> [WHAT THE TASK ASKS]:
In the listing that follows, retype every line from the first through the one containing "(capa) at (274,91)". Pictures are to be left out.

-- begin SUPPLIED INFORMATION --

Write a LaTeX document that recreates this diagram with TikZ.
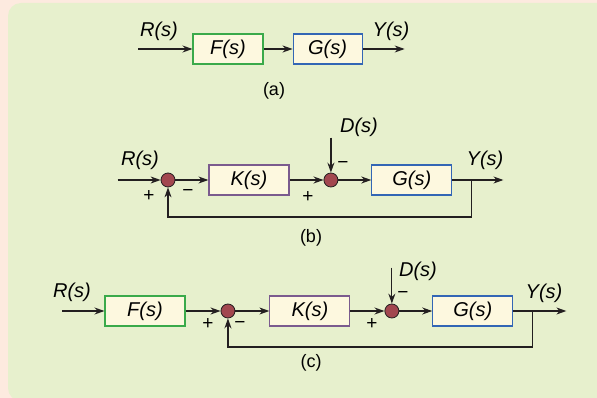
\documentclass[tikz,border=0pt]{standalone}
\usepackage{fontspec}
\setmainfont{Liberation Sans}
\usetikzlibrary{arrows.meta,positioning}
\definecolor{PagePink}{HTML}{FDEADF}
\definecolor{PanelGreen}{HTML}{E7F0CD}
\definecolor{BlockFill}{HTML}{FDF8DF}
\definecolor{EdgeF}{HTML}{3AAA4A}
\definecolor{EdgeK}{HTML}{7B5B8E}
\definecolor{EdgeG}{HTML}{3366B5}
\definecolor{SumRed}{HTML}{A2474F}
\definecolor{LineDark}{HTML}{231F20}

\begin{document}
\begin{tikzpicture}[x=1pt, y=-1pt,
  blk/.style={draw, fill=BlockFill, line width=1.1pt, minimum width=80pt,
    minimum height=30pt, inner sep=0pt, font=\itshape\fontsize{20}{20}\selectfont},
  sum/.style={circle, draw=LineDark, fill=SumRed, line width=0.8pt,
    minimum size=14pt, inner sep=0pt},
  sig/.style={font=\itshape\fontsize{20}{20}\selectfont, inner sep=0pt},
  sgn/.style={font=\fontsize{19}{19}\selectfont, inner sep=0pt},
  subcap/.style={font=\fontsize{18}{18}\selectfont, inner sep=0pt},
  arr/.style={draw=LineDark, line width=1.2pt, -{Stealth[length=10pt,width=7pt]}}]
  % background panel
  \useasboundingbox (0,0) rectangle (597,398);
  \fill[PagePink] (0,0) rectangle (597,398);
  \fill[PanelGreen, rounded corners=13pt] (8,3) rectangle (630,401);

  % (a)
  \node[blk, draw=EdgeF, minimum width=70pt] (fa) at (228,49) {F(s)};
  \node[blk, draw=EdgeG, minimum width=69pt, right=29pt of fa] (ga) {G(s)};
  \coordinate[left=54pt of fa] (ina);
  \coordinate[right=42pt of ga] (outa);
  \draw[arr] (ina) -- (fa);
  \draw[arr] (fa) -- (ga);
  \draw[arr] (ga) -- (outa);
  \node[sig] (ra) at (159,31) {R(s)};
  \node[sig] (ya) at (391,31) {Y(s)};
  \node[subcap] (capa) at (274,91) {(a)};

  % (b)
  \node[sum] (s1b) at (168,180) {};
  \node[blk, draw=EdgeK, right=33pt of s1b] (kb) {K(s)};
  \node[sum, right=34pt of kb] (s2b) {};
  \node[blk, draw=EdgeG, right=33pt of s2b] (gb) {G(s)};
  \coordinate[left=43pt of s1b] (inb);
  \coordinate[right=19pt of gb] (brb);
  \coordinate[right=51pt of gb] (outb);
  \coordinate[above=35pt of s2b] (db);
  \coordinate[below=37pt of brb] (fbb);
  \draw[arr] (inb) -- (s1b);
  \draw[arr] (s1b) -- (kb);
  \draw[arr] (kb) -- (s2b);
  \draw[arr] (s2b) -- (gb);
  \draw[arr] (gb) -- (outb);
  \draw[arr] (db) -- (s2b);
  \draw[arr] (brb) -- (fbb) -| (s1b);
  \node[sig] (rb) at (140,160) {R(s)};
  \node[sig] (yb) at (485,160) {Y(s)};
  \node[sig] (dlb) at (359,127) {D(s)};
  \node[sgn] (p1b) at (149,196) {+};
  \node[sgn] (m1b) at (188,193) {−};
  \node[sgn] (p2b) at (308,197) {+};
  \node[sgn] (m2b) at (343,165) {−};
  \node[subcap] (capb) at (311,238) {(b)};

  % (c)
  \node[blk, draw=EdgeF] (fc) at (145,311) {F(s)};
  \node[sum, right=35pt of fc] (s1c) {};
  \node[blk, draw=EdgeK, right=34pt of s1c] (kc) {K(s)};
  \node[sum, right=34pt of kc] (s2c) {};
  \node[blk, draw=EdgeG, right=33pt of s2c] (gc) {G(s)};
  \coordinate[left=42pt of fc] (inc);
  \coordinate[right=19pt of gc] (brc);
  \coordinate[right=53pt of gc] (outc);
  \coordinate[above=36pt of s2c] (dc);
  \coordinate[below=36pt of brc] (fbc);
  \draw[arr] (inc) -- (fc);
  \draw[arr] (fc) -- (s1c);
  \draw[arr] (s1c) -- (kc);
  \draw[arr] (kc) -- (s2c);
  \draw[arr] (s2c) -- (gc);
  \draw[arr] (gc) -- (outc);
  \draw[arr] (dc) -- (s2c);
  \draw[arr] (brc) -- (fbc) -| (s1c);
  \node[sig] (rc) at (72,292) {R(s)};
  \node[sig] (yc) at (544,293) {Y(s)};
  \node[sig] (dlc) at (418,271) {D(s)};
  \node[sgn] (p1c) at (208,324) {+};
  \node[sgn] (m1c) at (240,325) {−};
  \node[sgn] (p2c) at (372,324) {+};
  \node[sgn] (m2c) at (403,295) {−};
  \node[subcap] (capc) at (311,363) {(c)};
\end{tikzpicture}
\end{document}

-- end SUPPLIED INFORMATION --

> [FULL OUTPUT]:
Write a LaTeX document that recreates this diagram with TikZ.
\documentclass[tikz,border=0pt]{standalone}
\usepackage{fontspec}
\setmainfont{Liberation Sans}
\usetikzlibrary{arrows.meta,positioning}
\definecolor{PagePink}{HTML}{FDEADF}
\definecolor{PanelGreen}{HTML}{E7F0CD}
\definecolor{BlockFill}{HTML}{FDF8DF}
\definecolor{EdgeF}{HTML}{3AAA4A}
\definecolor{EdgeK}{HTML}{7B5B8E}
\definecolor{EdgeG}{HTML}{3366B5}
\definecolor{SumRed}{HTML}{A2474F}
\definecolor{LineDark}{HTML}{231F20}

\begin{document}
\begin{tikzpicture}[x=1pt, y=-1pt,
  blk/.style={draw, fill=BlockFill, line width=1.1pt, minimum width=80pt,
    minimum height=30pt, inner sep=0pt, font=\itshape\fontsize{20}{20}\selectfont},
  sum/.style={circle, draw=LineDark, fill=SumRed, line width=0.8pt,
    minimum size=14pt, inner sep=0pt},
  sig/.style={font=\itshape\fontsize{20}{20}\selectfont, inner sep=0pt},
  sgn/.style={font=\fontsize{19}{19}\selectfont, inner sep=0pt},
  subcap/.style={font=\fontsize{18}{18}\selectfont, inner sep=0pt},
  arr/.style={draw=LineDark, line width=1.2pt, -{Stealth[length=10pt,width=7pt]}}]
  % background panel
  \useasboundingbox (0,0) rectangle (597,398);
  \fill[PagePink] (0,0) rectangle (597,398);
  \fill[PanelGreen, rounded corners=13pt] (8,3) rectangle (630,401);

  % (a)
  \node[blk, draw=EdgeF, minimum width=70pt] (fa) at (228,49) {F(s)};
  \node[blk, draw=EdgeG, minimum width=69pt, right=29pt of fa] (ga) {G(s)};
  \coordinate[left=54pt of fa] (ina);
  \coordinate[right=42pt of ga] (outa);
  \draw[arr] (ina) -- (fa);
  \draw[arr] (fa) -- (ga);
  \draw[arr] (ga) -- (outa);
  \node[sig] (ra) at (159,31) {R(s)};
  \node[sig] (ya) at (391,31) {Y(s)};
  \node[subcap] (capa) at (274,91) {(a)};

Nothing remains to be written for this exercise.